Internet access at Chez Boca was non-existant today (scuttlebut: a fibre cut, which is currently the third one in about two months time) and without the Intarweb pipes, I can't work (good news! I get a day off! Bad news! I can't surf the web!), so I figured I would take the time to get a few personal projects out the door.
First one up—a new version of the greylist daemon [1] has been released. a few bugs are fixed—the first being an error codition wasn't properly sent back to the gld-mcp (Greylist Daemon Master Control Program). The second one a segmentation fault (not fatal actually—the greylist daemon [2] restarts itself on a segfault) if it recieved too many requests (by “too many” I mean “the tuple storage is filled to capacity”—when that happens, it just dumps everything it has and starts over, but I forgot to take that into account elsewhere in the code). The last prevented the Postfix [3] interface from logging any syslog messages (I think I misunderstood how setlogmask() worked).
The other changes are small (a more pedantic value for the number of seconds per year, adding sequence numbers to all logged messages (that's another post) and set the version number directly from source control) but the reason I'm pushing out version 1.0.12 now (well, aside from there was nothing else to do yesterday) is related to the one outstanding bug (that I know of) in the program. That bug deals with bulk data transfers (Mark [4] has been bit by it; I haven't) and I suspect I know the problem, but the solution to that problem requires a incompatible change to the program.
Well, okay—the easy solution requires an incompatible change to the program. The problem is the protocol used between the greylist daemon and the master control program. The easy solution is to just change the protocol and be done with it; the harder solution would be to work the change into the existing protocol, and that could be done, but I'm not sure if it's worth the work. The number of people (that I know of) using the greylist daemon I can count on the fingers of one hand, so an incompatible change wouldn't affect that many people.

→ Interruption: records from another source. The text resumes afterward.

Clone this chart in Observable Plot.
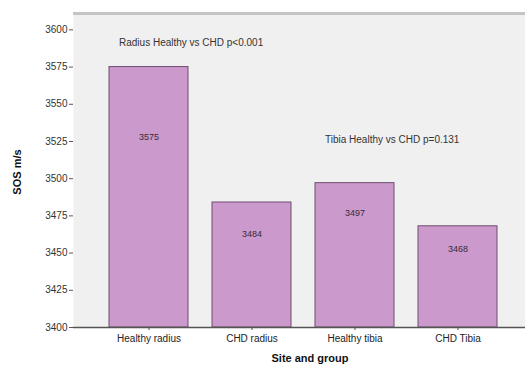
<!DOCTYPE html>
<html>
<head>
<meta charset="utf-8">
<script src="https://cdn.jsdelivr.net/npm/d3@7"></script>
<script src="https://cdn.jsdelivr.net/npm/@observablehq/plot@0.6"></script>
<style>
  html, body { margin: 0; padding: 0; background: #ffffff; }
  #chart svg { display: block; }
</style>
</head>
<body>
<div id="chart"></div>
<script>
const categories = ["Healthy radius", "CHD radius", "Healthy tibia", "CHD Tibia"];
const values = [3575, 3484, 3497, 3468];
const labelAt = [3528, 3463, 3477, 3453];
const yTicks = [3400, 3425, 3450, 3475, 3500, 3525, 3550, 3575, 3600];
const notes = ["Radius Healthy vs CHD p<0.001", "Tibia Healthy vs CHD p=0.131"];
const noteCat = ["Healthy radius", "Healthy tibia"];
const noteAt = [3591, 3526];

const bars = categories.map((c, i) => ({cat: c, value: values[i], labelY: labelAt[i]}));
const ann = notes.map((t, i) => ({text: t, cat: noteCat[i], y: noteAt[i]}));

const font = "'Liberation Sans', Arial, sans-serif";

const chart = Plot.plot({
  width: 525,
  height: 369,
  marginLeft: 73,
  marginTop: 13,
  marginBottom: 42,
  marginRight: 0,
  style: {fontFamily: font, fontSize: "10px", color: "#222", background: "#ffffff"},
  x: {domain: categories, range: [73, 533], paddingInner: 0.237, paddingOuter: 0.34, label: null},
  y: {domain: [3400, 3611], label: null},
  marks: [
    Plot.frame({fill: "#f0f0f0", stroke: null}),
    Plot.ruleY([3611], {stroke: "#c4c4c4", strokeWidth: 3}),
    Plot.barY(bars, {x: "cat", y1: 3400, y2: "value", fill: "#cc99cc", stroke: "#6f4d6f", strokeWidth: 1}),
    Plot.text(bars, {x: "cat", y: "labelY", text: d => String(d.value), fill: "#3a2a3a", fontSize: 9}),
    Plot.text(ann, {x: "cat", y: "y", text: "text", textAnchor: "start", dx: -30, fill: "#333", fontSize: 10}),
    Plot.axisY({ticks: yTicks, tickFormat: "d", tickSize: 4, tickPadding: 2, label: null, stroke: "#555", fill: "#333", fontSize: 10}),
    Plot.axisX({tickSize: 3, tickPadding: 4, label: null, stroke: "#555", fill: "#222", fontSize: 10}),
    Plot.ruleY([3400], {stroke: "#555", strokeWidth: 1.5}),
    Plot.ruleX([0], {x: () => 73, y1: 3400, y2: 3611, stroke: "#777", strokeWidth: 1})
  ]
});

const svg = d3.select(chart);
svg.append("text")
  .attr("x", 310).attr("y", 362)
  .attr("text-anchor", "middle")
  .attr("font-family", font).attr("font-size", 11).attr("font-weight", "bold").attr("fill", "#111")
  .text("Site and group");
svg.append("text")
  .attr("transform", "translate(21,172) rotate(-90)")
  .attr("text-anchor", "middle")
  .attr("font-family", font).attr("font-size", 11).attr("font-weight", "bold").attr("fill", "#111")
  .text("SOS m/s");

document.getElementById("chart").appendChild(chart);
</script>
</body>
</html>
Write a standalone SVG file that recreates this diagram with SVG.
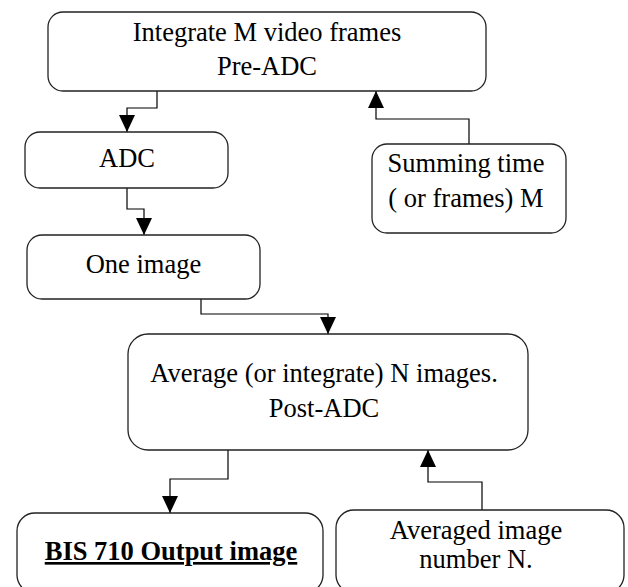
<svg xmlns="http://www.w3.org/2000/svg" width="628" height="587" viewBox="0 0 628 587">
<style>
.box{fill:#fff;stroke:#222;stroke-width:1.3}
.t{font-family:"Liberation Serif","Times New Roman",serif;font-size:26.5px;fill:#000;text-anchor:middle}
.b{font-weight:bold;text-decoration:underline}
.c{fill:none;stroke:#000;stroke-width:1.2}
</style>
<defs>
<marker id="ah" markerUnits="userSpaceOnUse" markerWidth="17" markerHeight="16" refX="17" refY="8" orient="auto" viewBox="0 0 17 16">
<path d="M0,0 L17,8 L0,16 z" fill="#000"/>
</marker>
</defs>
<rect width="628" height="587" fill="#fff"/>
<g id="connectors">
<path class="c" d="M157,91 V108 H127 V132" marker-end="url(#ah)"/>
<path class="c" d="M469,144 V119 H376 V91" marker-end="url(#ah)"/>
<path class="c" d="M127,188 V209 H144 V235" marker-end="url(#ah)"/>
<path class="c" d="M201,299 V314 H328 V334" marker-end="url(#ah)"/>
<path class="c" d="M228,450 V479 H170 V513" marker-end="url(#ah)"/>
<path class="c" d="M482,510 V482 H428 V450" marker-end="url(#ah)"/>
</g>
<g id="node-integrate">
<rect class="box" x="48" y="12" width="438" height="79" rx="15"/>
<text class="t" x="267" y="41">Integrate M video frames</text>
<text class="t" x="267" y="75">Pre-ADC</text>
</g>
<g id="node-adc">
<rect class="box" x="25" y="132" width="203" height="56" rx="15"/>
<text class="t" x="127" y="167">ADC</text>
</g>
<g id="node-summing">
<rect class="box" x="372" y="144" width="194" height="89" rx="15"/>
<text class="t" x="466" y="172">Summing time</text>
<text class="t" x="466" y="207">( or frames) M</text>
</g>
<g id="node-one-image">
<rect class="box" x="27" y="235" width="233" height="64" rx="15"/>
<text class="t" x="143.5" y="273">One image</text>
</g>
<g id="node-average">
<rect class="box" x="128" y="334" width="400" height="116" rx="20"/>
<text class="t" x="324" y="382">Average (or integrate) N images.</text>
<text class="t" x="324" y="417">Post-ADC</text>
</g>
<g id="node-output">
<rect class="box" x="17" y="513" width="306" height="80" rx="18"/>
<text class="t b" x="171" y="560">BIS 710 Output image</text>
</g>
<g id="node-averaged">
<rect class="box" x="336" y="510" width="288" height="83" rx="18"/>
<text class="t" x="476" y="539">Averaged image</text>
<text class="t" x="476" y="568">number N.</text>
</g>
</svg>
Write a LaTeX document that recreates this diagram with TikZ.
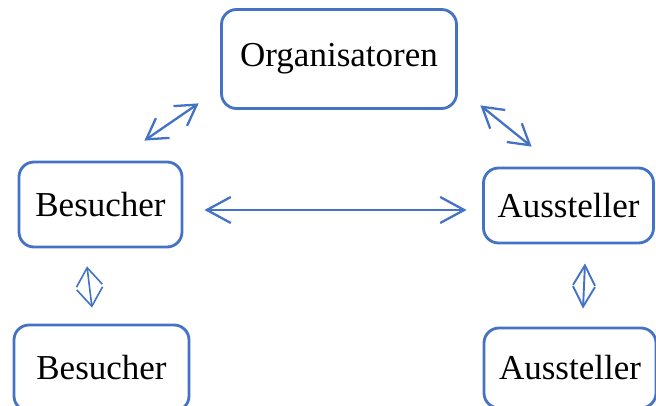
\documentclass[tikz,border=0pt]{standalone}
\usepackage{fontspec}
\setmainfont{Liberation Serif}
\usetikzlibrary{arrows.meta}
\definecolor{officeblue}{RGB}{68,114,196}

\begin{document}
\begin{tikzpicture}[x=1pt, y=1pt,
    box/.style = {draw=officeblue, line width=2.8pt, rounded corners=15pt,
                  fill=white, font=\fontsize{35}{42}\selectfont},
    link/.style = {officeblue, line width=2.3pt, line cap=round, line join=round,
                   {Straight Barb[length=20pt, width=24pt]}-{Straight Barb[length=20pt, width=24pt]}}]
    \useasboundingbox (0,0) rectangle (656,405);
    % the five parties
    \node[box, minimum width=235pt, minimum height=99pt] (org) at (339,346) {Organisatoren};
    \node[box, minimum width=163pt, minimum height=85pt] (bes1) at (100.5,200.5) {Besucher};
    \node[box, minimum width=170pt, minimum height=75pt] (aus1) at (568.5,199.5) {Aussteller};
    \node[box, minimum width=175pt, minimum height=86pt] (bes2) at (101.5,37) {Besucher};
    \node[box, minimum width=172pt, minimum height=80pt] (aus2) at (570,37) {Aussteller};
    % connections (ends kept clear of the boxes)
    \draw[link] ([shift={(-39,20)}]bes1.north east) -- ([shift={(-21.5,6.5)}]org.south west);
    \draw[link] ([shift={(22.5,4.5)}]org.south east) -- ([shift={(49.5,20)}]aus1.north west);
    \draw[link, {Straight Barb[length=24pt, width=26pt]}-{Straight Barb[length=24pt, width=26pt]}]
        ([shift={(21,-5.5)}]bes1.east) -- ([shift={(-15.5,-4.5)}]aus1.west);
    \draw[link, line width=1.6pt, {Straight Barb[length=18pt, width=26pt]}-{Straight Barb[length=18pt, width=26pt]}]
        ([shift={(-13.5,-18)}]bes1.south) -- ([shift={(-9.5,16)}]bes2.north);
    \draw[link, line width=1.9pt, {Straight Barb[length=20pt, width=22pt]}-{Straight Barb[length=20pt, width=22pt]}]
        ([shift={(16.5,-19)}]aus1.south) -- ([shift={(13,18)}]aus2.north);
\end{tikzpicture}
\end{document}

Then again, I might not hear the end of it from Mark.
In any case, there are more metrics I want to track (more on that below) and those would require a change to the protocol as well (or more technically, an extention to the protocol). The addtional metrics may possibly help with some long term plans that involve making the greylist daemon multithreaded (yes, the main page states I can get over 6,000 requests a second; that's a very conservative value—drop the amount of logging and I can handle over 32,000/second, all on a single core).
Some of the new metrics involve tracking the the lowest and highest number of tuples during any given period of time. This should help with fine-tuning the --max-tuples parameter (currently defaults to 65,536). I've noticed over the years that I don't seem to get much past 3,000 tuples at any one time, but I would like to make sure before I tweak the value on my mail server.
The other metrics I want to track are the number of tuple searches (or “reads”) and the number of tuple updates (additions or deletions, but in other words, “writes”). These metrics should help if I decide to go multithreaded with the greylist daemon, and how best to store the tuples depending if the application is read heavy or write heavy (but my guess is that reads and writes are nearly equal, which presents a whole set of challenges). But it's not like the program isn't fast as it is—while I claim over 6,000 requests per second, that's a rather conservative figure—drop the logging to a minimum and it can handle over 30,000 requests per second on a single core. I would be interested to see if I can improve on that with additional cores.
Since the there are quite a few changes that require protocol changes, I decided to just make the last release of the 1x line, and start work on version 2 of the greylist daemon—or maybe 1.5 and leave 2x for the multithreaded version.